Customer Income Statements

There are some key characteristics of a typical manufacturing supplier’s P&L (or income statement) when compared to a customer’s P&L, demonstrated in this example:

Manufacturer

%

Customer

%
Revenue 100 Revenue 100
Cost of Sales 68 Cost of Goods 81
Gross Profit 32 Gross Profit 19
Selling & Distribution 11 Supplier Income 7
Contribution Profit 21 Adj. Gross Profit 26
Admin Expenses 9 Store & Other Overheads 23
Operating Profit 12 Operating Profit 3
Other 0 Other 0
Net Profit before Tax 12 Net Profit before Tax 3

This brings to life the principle we have just looked at – that different businesses create value in different ways:

  • A manufacturer will tend to have higher margins and lower asset turns.

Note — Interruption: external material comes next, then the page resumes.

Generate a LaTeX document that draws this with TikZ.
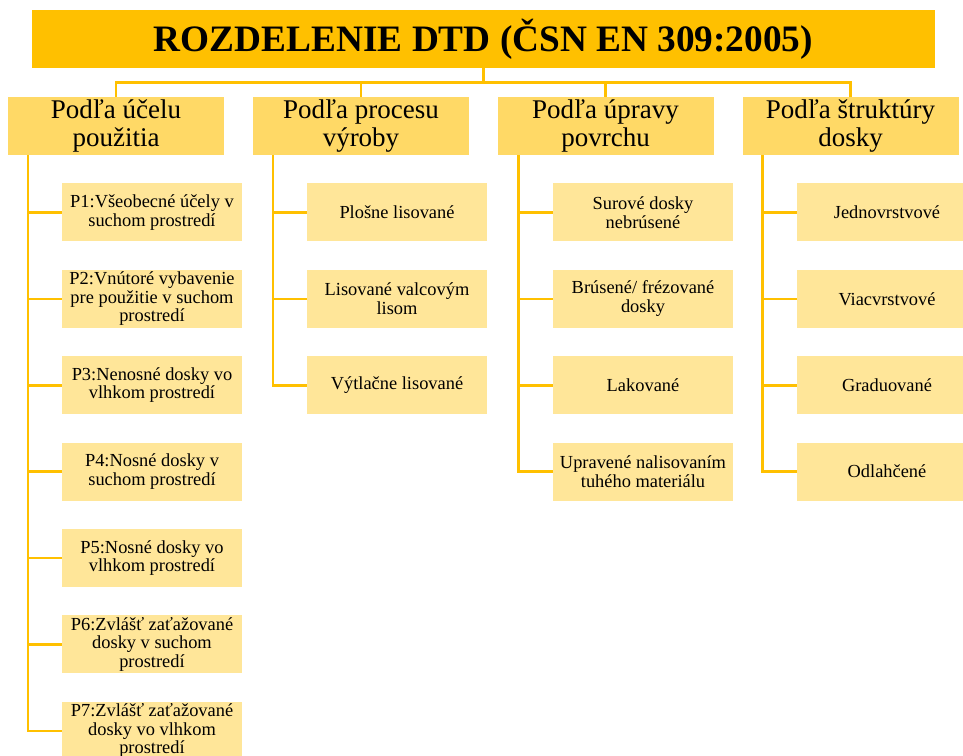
\documentclass[tikz,border=0pt]{standalone}
\usepackage{fontspec}
\setmainfont{Liberation Serif}
\usepackage{tikz}
\usetikzlibrary{positioning}
\definecolor{titlegold}{HTML}{FFC000}
\definecolor{headgold}{HTML}{FFD966}
\definecolor{itemgold}{HTML}{FFE699}

\begin{document}
\begin{tikzpicture}[
  x=1pt, y=-1pt,
  node distance=28pt,
  box/.style={inner sep=0pt, align=center},
  maintitle/.style={box, fill=titlegold, minimum width=903pt, minimum height=58pt, font=\fontsize{37.3}{40}\selectfont\bfseries},
  head/.style={box, fill=headgold, minimum width=216pt, minimum height=58pt, font=\fontsize{27}{28}\selectfont},
  item/.style={box, fill=itemgold, minimum width=180pt, minimum height=58pt, font=\fontsize{18.4}{18.6}\selectfont},
  link/.style={draw=titlegold, line width=2.6pt}
]
\useasboundingbox (0,0) rectangle (963,755);

% Title
\node[maintitle] (title) at (483.5,39) {ROZDELENIE DTD (ČSN EN 309:2005)};

% Column headers
\node[head] (h1) at (116,126) {Podľa účelu\\použitia};
\node[head] (h2) at (361,126) {Podľa procesu\\výroby};
\node[head] (h3) at (605.5,126) {Podľa úpravy\\povrchu};
\node[head] (h4) at (850.5,126) {Podľa štruktúry\\dosky};

% Column 1
\node[item, below=of h1, xshift=36pt] (p1) {P1:Všeobecné účely v\\suchom prostredí};
\node[item, below=of p1] (p2) {P2:Vnútoré vybavenie\\pre použitie v suchom\\prostredí};
\node[item, below=of p2] (p3) {P3:Nenosné dosky vo\\vlhkom prostredí};
\node[item, below=of p3] (p4) {P4:Nosné dosky v\\suchom prostredí};
\node[item, below=of p4] (p5) {P5:Nosné dosky vo\\vlhkom prostredí};
\node[item, below=of p5] (p6) {P6:Zvlášť zaťažované\\dosky v suchom\\prostredí};
\node[item, below=of p6] (p7) {P7:Zvlášť zaťažované\\dosky vo vlhkom\\prostredí};

% Column 2
\node[item, below=of h2, xshift=36pt] (r1) {Plošne lisované};
\node[item, below=of r1] (r2) {Lisované valcovým\\lisom};
\node[item, below=of r2] (r3) {Výtlačne lisované};

% Column 3
\node[item, below=of h3, xshift=37.5pt] (u1) {Surové dosky\\nebrúsené};
\node[item, below=of u1] (u2) {Brúsené/ frézované\\dosky};
\node[item, below=of u2] (u3) {Lakované};
\node[item, below=of u3] (u4) {Upravené nalisovaním\\tuhého materiálu};

% Column 4
\node[item, below=of h4, xshift=36.5pt] (s1) {Jednovrstvové};
\node[item, below=of s1] (s2) {Viacvrstvové};
\node[item, below=of s2] (s3) {Graduované};
\node[item, below=of s3] (s4) {Odlahčené};

% Title to headers
\coordinate (bus) at ([yshift=-14pt]title.south);
\foreach \h in {h1,h2,h3,h4}
  \draw[link] (title.south) -- (bus) -| (\h.north);

% Trunks and branches
\coordinate (t1) at ([xshift=20pt]h1.south west);
\coordinate (t2) at ([xshift=20pt]h2.south west);
\coordinate (t3) at ([xshift=21pt]h3.south west);
\coordinate (t4) at ([xshift=20pt]h4.south west);
\draw[link] (t1) |- (p7.west);
\draw[link] (t2) |- (r3.west);
\draw[link] (t3) |- (u4.west);
\draw[link] (t4) |- (s4.west);
\foreach \n in {p1,p2,p3,p4,p5,p6}
  \draw[link] (t1 |- \n.west) -- (\n.west);
\foreach \n in {r1,r2}
  \draw[link] (t2 |- \n.west) -- (\n.west);
\foreach \n in {u1,u2,u3}
  \draw[link] (t3 |- \n.west) -- (\n.west);
\foreach \n in {s1,s2,s3}
  \draw[link] (t4 |- \n.west) -- (\n.west);
\end{tikzpicture}
\end{document}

Note that a typical manufacturer enjoys higher margins when compared to a customer
  • A customer will tend to have lower margins and higher asset turns. Most of our customer’s assets are held in inventory/stock “Cost of Goods” – here stock accounts for 81% of all our customer’s assets. You can see how stock turn becomes so critically important to our customer.

This is at the heart of how we approach all financial discussions with our customer:

At lower margins, our customer must efficiently turn over his assets as much as possible, in order to make a profitable return.